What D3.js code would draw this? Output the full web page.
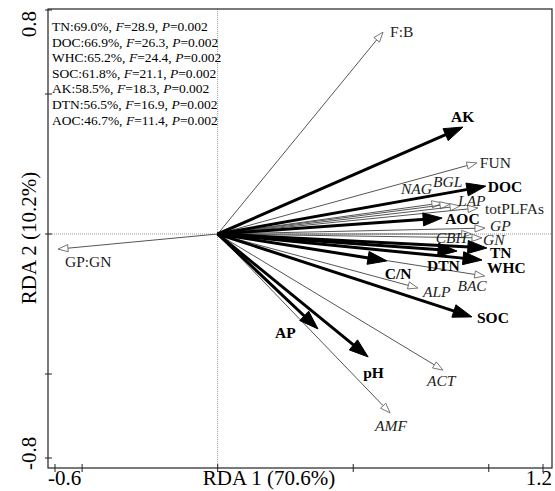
<!DOCTYPE html>
<html>
<head>
<meta charset="utf-8">
<script src="https://cdn.jsdelivr.net/npm/d3@7"></script>
<style>
  body { margin: 0; background: #fff; }
  svg { display: block; }
</style>
</head>
<body>
<svg width="555" height="491"></svg>
<script>
// response variables (thin arrows)
const respNames = ['F:B', 'FUN', 'NAG', 'BGL', 'LAP', 'totPLFAs', 'GP', 'CBH', 'GN', 'BAC', 'ALP', 'ACT', 'AMF', 'GP:GN'];
const respX = [0.610, 0.956, 0.827, 0.857, 0.894, 0.960, 0.986, 0.937, 0.975, 0.985, 0.739, 0.831, 0.636, -0.589];
const respY = [0.721, 0.254, 0.111, 0.107, 0.100, 0.093, 0.021, 0.000, -0.014, -0.150, -0.193, -0.486, -0.639, -0.054];

// environmental variables (thick arrows)
const envNames = ['AK', 'DOC', 'AOC', 'TN', 'DTN', 'WHC', 'C/N', 'SOC', 'AP', 'pH'];
const envX = [0.905, 0.989, 0.828, 0.993, 0.883, 0.975, 0.624, 0.938, 0.370, 0.555];
const envY = [0.382, 0.171, 0.057, -0.050, -0.061, -0.093, -0.096, -0.296, -0.339, -0.439];

// forward selection results
const selNames = ['TN', 'DOC', 'WHC', 'SOC', 'AK', 'DTN', 'AOC'];
const selPct = ['69.0', '66.9', '65.2', '61.8', '58.5', '56.5', '46.7'];
const selF = ['28.9', '26.3', '24.4', '21.1', '18.3', '16.9', '11.4'];
const selP = ['0.002', '0.002', '0.002', '0.002', '0.002', '0.002', '0.002'];

const xTicks = [-0.6, -0.5, 0, 0.5, 1.0, 1.2];
const yTicks = [-0.8, -0.5, 0, 0.5, 0.8];

// label placement (pixels relative to arrow tip)
const labelPos = {
  'F:B': [7, 0, 'start'], 'FUN': [3, 0, 'start'], 'NAG': [-10, -14, 'end'],
  'BGL': [-17, -22, 'start'], 'LAP': [-2, -5, 'start'], 'totPLFAs': [7, 1, 'start'],
  'GP': [5, -2, 'start'], 'CBH': [-5, 4, 'end'], 'GN': [1, 2, 'start'],
  'BAC': [2, 10, 'end'], 'ALP': [5, 4, 'start'], 'ACT': [-16, 11, 'start'],
  'AMF': [-15, 13, 'start'], 'GP:GN': [7, 13, 'start'],
  'AK': [-12, -10, 'start'], 'DOC': [2, 1, 'start'], 'AOC': [3, 1, 'start'],
  'TN': [3, 5, 'start'], 'DTN': [-30, 15, 'start'], 'WHC': [5, 8, 'start'],
  'C/N': [-2, 13, 'start'], 'SOC': [5, 1, 'start'], 'AP': [-43, 4, 'start'],
  'pH': [-5, 16, 'start']
};
const italicResp = ['NAG', 'BGL', 'LAP', 'GP', 'CBH', 'GN', 'BAC', 'ALP', 'ACT', 'AMF'];

const serif = '"Liberation Serif", "Times New Roman", serif';
const svg = d3.select('svg');

const frame = { left: 48, right: 552, top: 9, bottom: 468 };
const x = d3.scaleLinear().domain([-0.6, 1.2]).range([55, 543]);
const y = d3.scaleLinear().domain([-0.8, 0.8]).range([458, 10]);

// zero lines
svg.append('line')
    .attr('x1', x(0)).attr('x2', x(0))
    .attr('y1', frame.top).attr('y2', frame.bottom)
    .attr('stroke', '#999').attr('stroke-width', 1).attr('stroke-dasharray', '1,1');
svg.append('line')
    .attr('x1', frame.left).attr('x2', frame.right)
    .attr('y1', y(0)).attr('y2', y(0))
    .attr('stroke', '#999').attr('stroke-width', 1).attr('stroke-dasharray', '1,1');

// frame
svg.append('rect')
    .attr('x', frame.left).attr('y', frame.top)
    .attr('width', frame.right - frame.left).attr('height', frame.bottom - frame.top)
    .attr('fill', 'none').attr('stroke', '#222').attr('stroke-width', 1.2);

// ticks
svg.selectAll('.xt').data(xTicks).enter().append('line')
    .attr('x1', d => x(d)).attr('x2', d => x(d))
    .attr('y1', frame.bottom - 4).attr('y2', frame.bottom + 4)
    .attr('stroke', '#222');
svg.selectAll('.yt').data(yTicks).enter().append('line')
    .attr('x1', frame.left - 3).attr('x2', frame.left + 4)
    .attr('y1', d => y(d)).attr('y2', d => y(d))
    .attr('stroke', '#222');

// tick labels, only the extremes
svg.append('text').text('-0.6')
    .attr('x', x(-0.6) - 7).attr('y', 485)
    .attr('text-anchor', 'start')
    .style('font-family', serif).style('font-size', '21px');
svg.append('text').text('1.2')
    .attr('x', x(1.2) + 9).attr('y', 485)
    .attr('text-anchor', 'end')
    .style('font-family', serif).style('font-size', '21px');
svg.append('text').text('0.8')
    .attr('transform', `translate(${frame.left - 12},${y(0.8) + 1}) rotate(-90)`)
    .attr('text-anchor', 'end')
    .style('font-family', serif).style('font-size', '21px');
svg.append('text').text('-0.8')
    .attr('transform', `translate(${frame.left - 12},${y(-0.8) + 12}) rotate(-90)`)
    .attr('text-anchor', 'start')
    .style('font-family', serif).style('font-size', '21px');

// axis titles
svg.append('text').text('RDA 1 (70.6%)')
    .attr('x', 269).attr('y', 485)
    .attr('text-anchor', 'middle')
    .style('font-family', serif).style('font-size', '21px');
svg.append('text').text('RDA 2 (10.2%)')
    .attr('transform', `translate(36,${y(0) + 4}) rotate(-90)`)
    .attr('text-anchor', 'middle')
    .style('font-family', serif).style('font-size', '21px');

// arrows
function arrow(g, vx, vy, thick) {
  const x0 = x(0), y0 = y(0), x1 = x(vx), y1 = y(vy);
  const dx = x1 - x0, dy = y1 - y0, len = Math.hypot(dx, dy);
  const ux = dx / len, uy = dy / len;
  const hl = thick ? 19 : 10, hw = thick ? 6.5 : 3.6;
  const bx = x1 - ux * hl, by = y1 - uy * hl;
  g.append('line')
      .attr('x1', x0).attr('y1', y0)
      .attr('x2', thick ? bx + ux * 2 : bx).attr('y2', thick ? by + uy * 2 : by)
      .attr('stroke', thick ? '#000' : '#555')
      .attr('stroke-width', thick ? 3 : 1);
  g.append('polygon')
      .attr('points', [[x1, y1], [bx - uy * hw, by + ux * hw], [bx + uy * hw, by - ux * hw]].map(p => p.join(',')).join(' '))
      .attr('fill', thick ? '#000' : '#fff')
      .attr('stroke', thick ? '#000' : '#666')
      .attr('stroke-width', thick ? 1 : 0.9);
}

const gResp = svg.append('g');
respNames.forEach((n, i) => arrow(gResp, respX[i], respY[i], false));
const gEnv = svg.append('g');
envNames.forEach((n, i) => arrow(gEnv, envX[i], envY[i], true));

// labels
function label(n, vx, vy, bold, italic) {
  const p = labelPos[n];
  svg.append('text').text(n)
      .attr('x', x(vx) + p[0]).attr('y', y(vy) + p[1] + 5)
      .attr('text-anchor', p[2])
      .style('font-family', serif)
      .style('font-size', '15.5px')
      .style('font-weight', bold ? 'bold' : 'normal')
      .style('font-style', italic ? 'italic' : 'normal')
      .style('fill', bold ? '#000' : '#222');
}
respNames.forEach((n, i) => label(n, respX[i], respY[i], false, italicResp.includes(n)));
envNames.forEach((n, i) => label(n, envX[i], envY[i], true, false));

// selection table
const tbl = svg.append('text')
    .style('font-family', serif).style('font-size', '13.5px');
selNames.forEach((n, i) => {
  const line = tbl.append('tspan').attr('x', 52).attr('y', 31 + i * 15.6);
  line.text(`${n}:${selPct[i]}%, `);
  tbl.append('tspan').style('font-style', 'italic').text('F');
  tbl.append('tspan').text(`=${selF[i]}, `);
  tbl.append('tspan').style('font-style', 'italic').text('P');
  tbl.append('tspan').text(`=${selP[i]}`);
});
</script>
</body>
</html>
◇ ◇ ◇
Given task>
Starting at the top of the listing above, reproduce each line up to and including the one with "const yTicks = [-0.8, -0.5, 0, 0.5, 0.8];"; omit the pictures.

Exercise solution>
What D3.js code would draw this? Output the full web page.
<!DOCTYPE html>
<html>
<head>
<meta charset="utf-8">
<script src="https://cdn.jsdelivr.net/npm/d3@7"></script>
<style>
  body { margin: 0; background: #fff; }
  svg { display: block; }
</style>
</head>
<body>
<svg width="555" height="491"></svg>
<script>
// response variables (thin arrows)
const respNames = ['F:B', 'FUN', 'NAG', 'BGL', 'LAP', 'totPLFAs', 'GP', 'CBH', 'GN', 'BAC', 'ALP', 'ACT', 'AMF', 'GP:GN'];
const respX = [0.610, 0.956, 0.827, 0.857, 0.894, 0.960, 0.986, 0.937, 0.975, 0.985, 0.739, 0.831, 0.636, -0.589];
const respY = [0.721, 0.254, 0.111, 0.107, 0.100, 0.093, 0.021, 0.000, -0.014, -0.150, -0.193, -0.486, -0.639, -0.054];

// environmental variables (thick arrows)
const envNames = ['AK', 'DOC', 'AOC', 'TN', 'DTN', 'WHC', 'C/N', 'SOC', 'AP', 'pH'];
const envX = [0.905, 0.989, 0.828, 0.993, 0.883, 0.975, 0.624, 0.938, 0.370, 0.555];
const envY = [0.382, 0.171, 0.057, -0.050, -0.061, -0.093, -0.096, -0.296, -0.339, -0.439];

// forward selection results
const selNames = ['TN', 'DOC', 'WHC', 'SOC', 'AK', 'DTN', 'AOC'];
const selPct = ['69.0', '66.9', '65.2', '61.8', '58.5', '56.5', '46.7'];
const selF = ['28.9', '26.3', '24.4', '21.1', '18.3', '16.9', '11.4'];
const selP = ['0.002', '0.002', '0.002', '0.002', '0.002', '0.002', '0.002'];

const xTicks = [-0.6, -0.5, 0, 0.5, 1.0, 1.2];
const yTicks = [-0.8, -0.5, 0, 0.5, 0.8];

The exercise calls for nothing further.